O outro personagem importante para trama é Jack (Matt Smith), que é o personagem que mais evidencia o machismo e o sexismo que é a grande mensagem e crítica do longa. Aos poucos sua relação tóxica vai envolvendo Sandy e influenciando de forma perturbadora a realidade de Eloise. Onde somente seu amigo John (Michael Ajao), tenta ajudar a protagonista.


Mas apesar de uma direção e elementos técnicos louváveis, a trama “falha” justamente na construção de suas pistas, o que provavelmente irá desagradar o público. A palavra falha está propositalmente em aspas, pois narrativamente o longa não comete erros ou inventa soluções para sua narrativa. As pistas estão no filme, mas algumas são apresentadas de forma tão breve e às vezes uma única vez, que seria pedir demais a compreensão total do espectador.
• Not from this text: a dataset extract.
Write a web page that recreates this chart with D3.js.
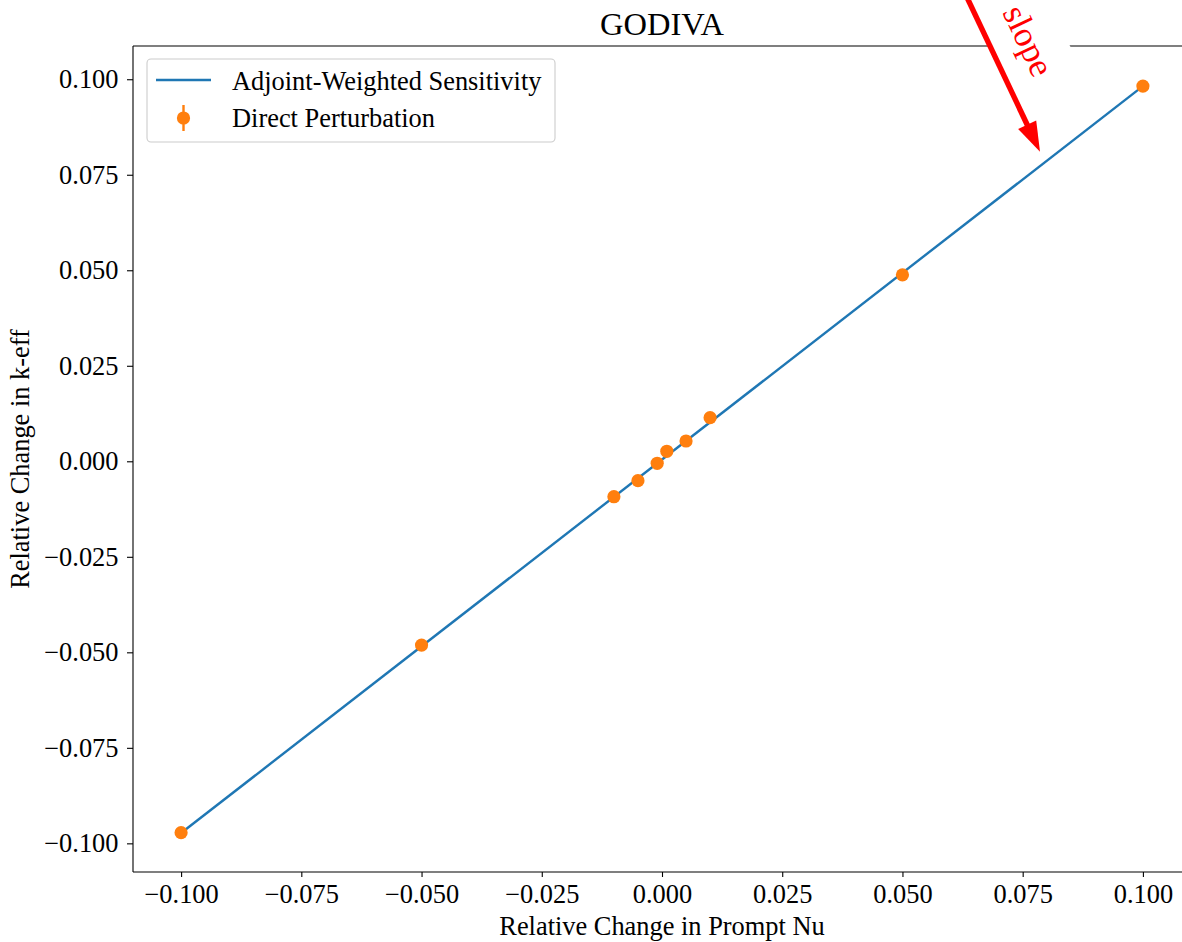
<!DOCTYPE html>
<html>
<head>
<meta charset="utf-8">
<script src="https://cdn.jsdelivr.net/npm/d3@7"></script>
<style>
  html, body { margin: 0; padding: 0; background: #ffffff; }
  svg { display: block; }
  text { font-family: "Liberation Serif", "Times New Roman", Times, serif; }
</style>
</head>
<body>
<svg id="chart" width="1182" height="942"></svg>
<script>
// Relative perturbation applied to prompt nu
const perturbation = [-0.1, -0.05, -0.01, -0.005, -0.001, 0.001, 0.005, 0.01, 0.05, 0.1];
// Relative change in k-eff from direct perturbation calculations
const directChange = [-0.0972, -0.0481, -0.00927, -0.00508, -0.00052, 0.00262, 0.00531, 0.01141, 0.0488, 0.0982];
// Adjoint-weighted sensitivity prediction (straight line between the extremes)
const sensitivityX = [-0.1, 0.1];
const sensitivityY = [-0.0973, 0.0982];
// Tick values
const xTicks = [-0.1, -0.075, -0.05, -0.025, 0, 0.025, 0.05, 0.075, 0.1];
const yTicks = [-0.1, -0.075, -0.05, -0.025, 0, 0.025, 0.05, 0.075, 0.1];
// Annotation: tail and head of the arrow, and the label anchor (data units)
const arrowTail = [0.0620, 0.1252];
const arrowTip = [0.0786, 0.0810];
const slopeLabelAt = [0.0740, 0.1088];

const plot = { left: 133, right: 1191, top: 46, bottom: 872 };
const BLUE = "#1f77b4", ORANGE = "#ff7f0e";
const FS = "26.4px";

const svg = d3.select("#chart");

const x = d3.scaleLinear().domain([-0.11, 0.11]).range([plot.left, plot.right]);
const y = d3.scaleLinear().domain([-0.1075, 0.1087]).range([plot.bottom, plot.top]);
const fmt = d3.format(".3f");

// Sensitivity line
svg.append("path")
  .datum(sensitivityX.map((v, i) => [v, sensitivityY[i]]))
  .attr("fill", "none")
  .attr("stroke", BLUE)
  .attr("stroke-width", 2.4)
  .attr("d", d3.line().x(d => x(d[0])).y(d => y(d[1])));

// Direct perturbation points
svg.append("g").selectAll("circle")
  .data(perturbation.map((v, i) => [v, directChange[i]]))
  .join("circle")
  .attr("cx", d => x(d[0]))
  .attr("cy", d => y(d[1]))
  .attr("r", 6.6)
  .attr("fill", ORANGE);

// Axes
const xAxis = svg.append("g")
  .attr("transform", `translate(0,${plot.bottom})`)
  .call(d3.axisBottom(x).tickValues(xTicks).tickFormat(fmt).tickSize(5).tickPadding(7.3));
const yAxis = svg.append("g")
  .attr("transform", `translate(${plot.left},0)`)
  .call(d3.axisLeft(y).tickValues(yTicks).tickFormat(fmt).tickSize(6).tickPadding(8.5));
[xAxis, yAxis].forEach(g => {
  g.select(".domain").remove();
  g.selectAll(".tick line").attr("stroke", "#000").attr("stroke-width", 1.1);
  g.selectAll(".tick text")
    .attr("fill", "#000")
    .style("font-family", "'Liberation Serif', 'Times New Roman', serif")
    .style("font-size", FS);
});

// Spines
const spines = svg.append("g").attr("stroke", "#000").attr("stroke-width", 1.1).attr("fill", "none");
spines.append("line").attr("x1", plot.left).attr("x2", plot.left).attr("y1", plot.top).attr("y2", plot.bottom);
spines.append("line").attr("x1", plot.left).attr("x2", plot.right).attr("y1", plot.bottom).attr("y2", plot.bottom);
spines.append("line").attr("x1", plot.left).attr("x2", plot.right).attr("y1", plot.top).attr("y2", plot.top);
spines.append("line").attr("x1", plot.right).attr("x2", plot.right).attr("y1", plot.top).attr("y2", plot.bottom);

// Title and axis labels
svg.append("text")
  .attr("x", (plot.left + plot.right) / 2).attr("y", 35)
  .attr("text-anchor", "middle").style("font-size", "32.5px")
  .text("GODIVA");
svg.append("text")
  .attr("x", (plot.left + plot.right) / 2).attr("y", 935)
  .attr("text-anchor", "middle").style("font-size", FS)
  .text("Relative Change in Prompt Nu");
svg.append("text")
  .attr("transform", `translate(29,${(plot.top + plot.bottom) / 2}) rotate(-90)`)
  .attr("text-anchor", "middle").style("font-size", FS)
  .text("Relative Change in k-eff");

// Legend
const legend = svg.append("g");
legend.append("rect")
  .attr("x", 147).attr("y", 59).attr("width", 408).attr("height", 83).attr("rx", 4)
  .attr("fill", "#fff").attr("fill-opacity", 0.8)
  .attr("stroke", "#cccccc").attr("stroke-width", 1.1);
legend.append("line")
  .attr("x1", 156).attr("x2", 211).attr("y1", 80).attr("y2", 80)
  .attr("stroke", BLUE).attr("stroke-width", 2.4);
legend.append("text").attr("x", 232).attr("y", 90).style("font-size", FS)
  .text("Adjoint-Weighted Sensitivity");
legend.append("line")
  .attr("x1", 183.5).attr("x2", 183.5).attr("y1", 105).attr("y2", 131)
  .attr("stroke", ORANGE).attr("stroke-width", 2.4);
legend.append("circle").attr("cx", 183.5).attr("cy", 118).attr("r", 6.6).attr("fill", ORANGE);
legend.append("text").attr("x", 232).attr("y", 127).style("font-size", FS)
  .text("Direct Perturbation");

// "slope" annotation with white box and arrow
const ax0 = x(arrowTail[0]), ay0 = y(arrowTail[1]);
const ax1 = x(arrowTip[0]), ay1 = y(arrowTip[1]);
const ang = Math.atan2(ay1 - ay0, ax1 - ax0);
const angDeg = ang * 180 / Math.PI;

const label = svg.append("g")
  .attr("transform", `translate(${x(slopeLabelAt[0])},${y(slopeLabelAt[1])}) rotate(${angDeg})`);
const labelBox = label.append("rect").attr("fill", "#fff");
const labelText = label.append("text")
  .attr("text-anchor", "middle")
  .attr("fill", "red")
  .style("font-size", "35px")
  .text("slope");
const bb = labelText.node().getBBox();
const pad = 16;
labelBox.attr("x", bb.x - pad).attr("y", bb.y - pad)
  .attr("width", bb.width + 2 * pad).attr("height", bb.height + 2 * pad);

const headLen = 30, headHalf = 10;
const ux = Math.cos(ang), uy = Math.sin(ang);
const bx = ax1 - ux * headLen, by = ay1 - uy * headLen;
svg.append("line")
  .attr("x1", ax0).attr("y1", ay0).attr("x2", bx + ux * 2).attr("y2", by + uy * 2)
  .attr("stroke", "red").attr("stroke-width", 5.4);
svg.append("path")
  .attr("fill", "red")
  .attr("d", `M${ax1},${ay1}L${bx - uy * headHalf},${by + ux * headHalf}L${bx + uy * headHalf},${by - ux * headHalf}Z`);
</script>
</body>
</html>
Mas se realmente podemos apontar “falhas imperdoáveis”, essa envolve o idoso estranho vivido por Terence Stamp, e um acontecimento chave envolvendo as figuras que atormentam Eloise perto do desfecho. Infelizmente, não poderei ir além daqui, para não estragar a experiência do leitor. Mas mesmo assim, faz sentido, principalmente para a mensagem do longa e porque toda a trama sempre é nos apresentada na perspectiva de Eloise. Inclusive, Wrigth sabe tanto do risco dessas escolhas, que o final é óbvia alusão, em devidas proporções, a jornada de Travis Bickle no clássico Taxi Driver de Martin Scorsese.


Noite Passada em Soho é um show de entretenimento de Edgar Wrigth. Mais uma vez ele comprova o seu talento e domínio da linguagem cinematográfica, provando que ele pode transitar em qualquer gênero que queira. Mas infelizmente há deslizes - por mais que façam sentido na trama, podem transformar um longa que tinha tudo para se tornar um clássico, em algo que provavelmente pode frustrar o público. Mas independente disso, o saldo é positivo.